▼
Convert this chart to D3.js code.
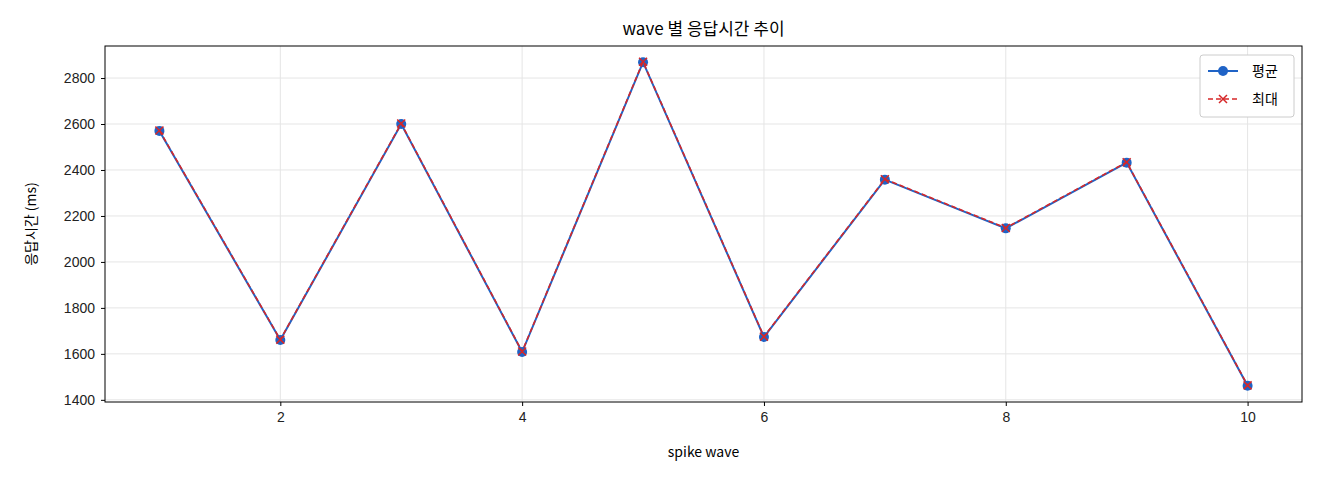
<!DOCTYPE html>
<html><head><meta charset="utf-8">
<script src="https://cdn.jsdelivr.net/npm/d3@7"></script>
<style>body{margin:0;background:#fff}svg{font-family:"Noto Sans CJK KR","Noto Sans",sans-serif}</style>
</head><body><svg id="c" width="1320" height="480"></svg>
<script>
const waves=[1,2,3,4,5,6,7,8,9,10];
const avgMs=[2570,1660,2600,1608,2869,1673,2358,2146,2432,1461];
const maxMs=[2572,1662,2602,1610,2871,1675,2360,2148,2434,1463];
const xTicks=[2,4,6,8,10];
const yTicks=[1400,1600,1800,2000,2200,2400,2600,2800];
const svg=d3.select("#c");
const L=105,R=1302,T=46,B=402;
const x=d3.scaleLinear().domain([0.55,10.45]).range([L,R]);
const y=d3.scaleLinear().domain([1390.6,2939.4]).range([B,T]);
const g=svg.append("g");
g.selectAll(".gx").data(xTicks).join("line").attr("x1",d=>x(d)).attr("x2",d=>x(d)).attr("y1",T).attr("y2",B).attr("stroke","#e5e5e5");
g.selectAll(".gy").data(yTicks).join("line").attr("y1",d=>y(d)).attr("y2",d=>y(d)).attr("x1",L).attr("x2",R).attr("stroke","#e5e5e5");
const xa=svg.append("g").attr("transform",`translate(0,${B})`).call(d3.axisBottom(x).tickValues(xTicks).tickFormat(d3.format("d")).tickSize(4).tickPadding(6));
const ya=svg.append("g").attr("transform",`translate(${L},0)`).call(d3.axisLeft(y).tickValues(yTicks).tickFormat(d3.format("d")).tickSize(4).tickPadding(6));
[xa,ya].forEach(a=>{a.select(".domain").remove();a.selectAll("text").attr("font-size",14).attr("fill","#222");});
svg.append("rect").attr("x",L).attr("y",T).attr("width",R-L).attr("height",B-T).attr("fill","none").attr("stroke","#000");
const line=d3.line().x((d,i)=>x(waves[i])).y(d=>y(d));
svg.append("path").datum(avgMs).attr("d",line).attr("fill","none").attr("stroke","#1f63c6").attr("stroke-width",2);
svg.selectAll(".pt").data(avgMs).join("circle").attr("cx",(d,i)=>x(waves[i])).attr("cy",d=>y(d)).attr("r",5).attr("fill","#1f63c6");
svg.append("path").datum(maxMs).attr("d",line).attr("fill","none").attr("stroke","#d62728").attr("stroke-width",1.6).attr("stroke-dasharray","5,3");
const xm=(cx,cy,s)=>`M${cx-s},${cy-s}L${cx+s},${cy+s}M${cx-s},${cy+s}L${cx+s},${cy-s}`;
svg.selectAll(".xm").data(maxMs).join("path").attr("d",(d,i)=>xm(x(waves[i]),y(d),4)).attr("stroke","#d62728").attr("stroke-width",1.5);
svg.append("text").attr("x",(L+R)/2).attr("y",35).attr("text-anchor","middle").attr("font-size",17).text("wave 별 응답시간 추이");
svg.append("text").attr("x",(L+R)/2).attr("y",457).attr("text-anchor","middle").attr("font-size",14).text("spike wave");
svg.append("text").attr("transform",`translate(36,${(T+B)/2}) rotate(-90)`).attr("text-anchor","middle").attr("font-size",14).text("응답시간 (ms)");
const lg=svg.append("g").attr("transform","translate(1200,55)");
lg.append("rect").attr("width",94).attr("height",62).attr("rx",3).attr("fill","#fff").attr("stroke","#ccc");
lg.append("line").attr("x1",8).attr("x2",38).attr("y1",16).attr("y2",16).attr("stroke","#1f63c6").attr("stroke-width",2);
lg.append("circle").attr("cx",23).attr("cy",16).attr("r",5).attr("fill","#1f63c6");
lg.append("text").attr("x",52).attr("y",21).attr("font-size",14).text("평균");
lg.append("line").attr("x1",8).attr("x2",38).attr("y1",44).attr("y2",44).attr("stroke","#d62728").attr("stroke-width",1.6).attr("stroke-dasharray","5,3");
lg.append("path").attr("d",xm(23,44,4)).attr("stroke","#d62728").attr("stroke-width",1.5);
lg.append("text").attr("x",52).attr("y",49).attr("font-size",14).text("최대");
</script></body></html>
▲
▼
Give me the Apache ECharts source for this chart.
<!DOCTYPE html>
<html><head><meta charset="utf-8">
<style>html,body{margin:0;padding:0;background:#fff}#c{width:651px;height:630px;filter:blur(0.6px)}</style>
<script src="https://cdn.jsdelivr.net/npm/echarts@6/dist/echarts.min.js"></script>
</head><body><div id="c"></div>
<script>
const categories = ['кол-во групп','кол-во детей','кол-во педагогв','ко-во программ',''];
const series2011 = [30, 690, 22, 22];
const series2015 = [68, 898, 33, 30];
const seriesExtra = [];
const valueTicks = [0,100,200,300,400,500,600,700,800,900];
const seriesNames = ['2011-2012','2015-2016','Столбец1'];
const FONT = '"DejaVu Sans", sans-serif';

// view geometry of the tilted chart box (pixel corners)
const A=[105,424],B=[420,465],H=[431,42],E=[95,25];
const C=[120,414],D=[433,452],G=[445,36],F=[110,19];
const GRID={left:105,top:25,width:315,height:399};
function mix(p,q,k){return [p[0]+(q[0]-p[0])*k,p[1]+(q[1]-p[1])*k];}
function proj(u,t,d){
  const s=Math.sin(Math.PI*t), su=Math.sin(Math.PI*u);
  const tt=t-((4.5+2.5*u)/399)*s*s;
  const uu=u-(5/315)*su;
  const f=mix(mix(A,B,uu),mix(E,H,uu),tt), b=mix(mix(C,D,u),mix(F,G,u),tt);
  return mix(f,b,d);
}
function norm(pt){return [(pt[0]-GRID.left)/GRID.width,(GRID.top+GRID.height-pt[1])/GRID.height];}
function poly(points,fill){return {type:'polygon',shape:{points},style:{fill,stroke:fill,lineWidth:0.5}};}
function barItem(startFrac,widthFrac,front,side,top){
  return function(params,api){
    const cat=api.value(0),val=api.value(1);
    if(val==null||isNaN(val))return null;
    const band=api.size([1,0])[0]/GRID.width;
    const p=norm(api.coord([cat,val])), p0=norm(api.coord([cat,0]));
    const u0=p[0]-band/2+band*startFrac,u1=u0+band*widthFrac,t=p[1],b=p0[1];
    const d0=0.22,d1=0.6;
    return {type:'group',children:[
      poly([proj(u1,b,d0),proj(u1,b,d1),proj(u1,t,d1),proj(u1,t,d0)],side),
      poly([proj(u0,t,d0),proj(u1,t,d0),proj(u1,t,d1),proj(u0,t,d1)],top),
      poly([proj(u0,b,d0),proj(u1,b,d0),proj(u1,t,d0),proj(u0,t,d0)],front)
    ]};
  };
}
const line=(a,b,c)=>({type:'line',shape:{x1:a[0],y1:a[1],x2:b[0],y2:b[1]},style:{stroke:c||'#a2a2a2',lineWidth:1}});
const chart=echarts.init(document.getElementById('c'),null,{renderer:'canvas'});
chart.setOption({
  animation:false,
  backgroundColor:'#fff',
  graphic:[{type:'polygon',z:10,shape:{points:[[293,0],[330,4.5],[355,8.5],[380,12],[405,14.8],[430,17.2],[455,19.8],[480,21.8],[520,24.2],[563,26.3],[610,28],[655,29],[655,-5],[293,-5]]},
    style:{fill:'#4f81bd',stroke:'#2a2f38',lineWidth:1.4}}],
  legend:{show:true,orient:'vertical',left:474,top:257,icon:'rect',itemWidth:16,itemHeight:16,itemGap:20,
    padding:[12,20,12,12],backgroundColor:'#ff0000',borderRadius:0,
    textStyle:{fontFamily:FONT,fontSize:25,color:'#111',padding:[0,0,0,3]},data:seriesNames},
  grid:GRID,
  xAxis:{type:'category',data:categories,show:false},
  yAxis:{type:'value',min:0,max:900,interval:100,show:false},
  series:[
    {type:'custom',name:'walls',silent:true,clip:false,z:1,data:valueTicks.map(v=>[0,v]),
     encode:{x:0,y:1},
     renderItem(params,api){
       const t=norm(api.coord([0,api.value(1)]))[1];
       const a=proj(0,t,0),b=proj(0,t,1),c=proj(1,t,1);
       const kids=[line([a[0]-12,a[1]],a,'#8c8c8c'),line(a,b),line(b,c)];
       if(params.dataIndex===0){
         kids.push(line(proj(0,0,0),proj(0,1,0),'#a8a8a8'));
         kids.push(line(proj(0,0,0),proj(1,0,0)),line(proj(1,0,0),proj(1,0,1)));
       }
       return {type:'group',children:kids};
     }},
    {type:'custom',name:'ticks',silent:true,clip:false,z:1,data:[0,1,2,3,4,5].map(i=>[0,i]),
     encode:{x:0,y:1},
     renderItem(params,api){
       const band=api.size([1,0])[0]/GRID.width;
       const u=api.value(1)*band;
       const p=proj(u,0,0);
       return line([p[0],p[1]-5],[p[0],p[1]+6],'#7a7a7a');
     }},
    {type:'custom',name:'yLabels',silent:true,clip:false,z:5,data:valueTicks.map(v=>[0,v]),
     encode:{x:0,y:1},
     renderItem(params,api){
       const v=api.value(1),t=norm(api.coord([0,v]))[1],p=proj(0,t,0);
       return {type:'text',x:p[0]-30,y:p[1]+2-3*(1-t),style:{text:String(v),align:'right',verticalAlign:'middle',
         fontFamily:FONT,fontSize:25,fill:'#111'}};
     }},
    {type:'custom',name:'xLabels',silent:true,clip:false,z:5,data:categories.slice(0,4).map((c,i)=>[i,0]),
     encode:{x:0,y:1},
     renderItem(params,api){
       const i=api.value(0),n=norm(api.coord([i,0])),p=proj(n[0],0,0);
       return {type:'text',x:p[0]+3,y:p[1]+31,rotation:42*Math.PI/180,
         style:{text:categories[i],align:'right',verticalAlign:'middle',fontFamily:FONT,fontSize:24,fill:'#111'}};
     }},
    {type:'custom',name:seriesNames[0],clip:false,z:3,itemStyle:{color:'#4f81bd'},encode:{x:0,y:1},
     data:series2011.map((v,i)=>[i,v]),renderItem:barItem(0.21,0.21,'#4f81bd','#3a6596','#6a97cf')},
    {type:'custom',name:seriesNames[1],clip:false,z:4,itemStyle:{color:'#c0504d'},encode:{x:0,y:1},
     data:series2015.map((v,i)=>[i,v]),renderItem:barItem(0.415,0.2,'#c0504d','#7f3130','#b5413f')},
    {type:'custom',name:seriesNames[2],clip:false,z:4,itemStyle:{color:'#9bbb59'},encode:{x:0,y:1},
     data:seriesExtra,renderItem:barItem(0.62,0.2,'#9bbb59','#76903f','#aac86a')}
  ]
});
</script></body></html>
▲
**REQUIRED TASK**: Where a line of the entries contains the word "this", copy that line.

**ANSWER TO THE PROBLEM**:
Convert this chart to D3.js code.
Give me the Apache ECharts source for this chart.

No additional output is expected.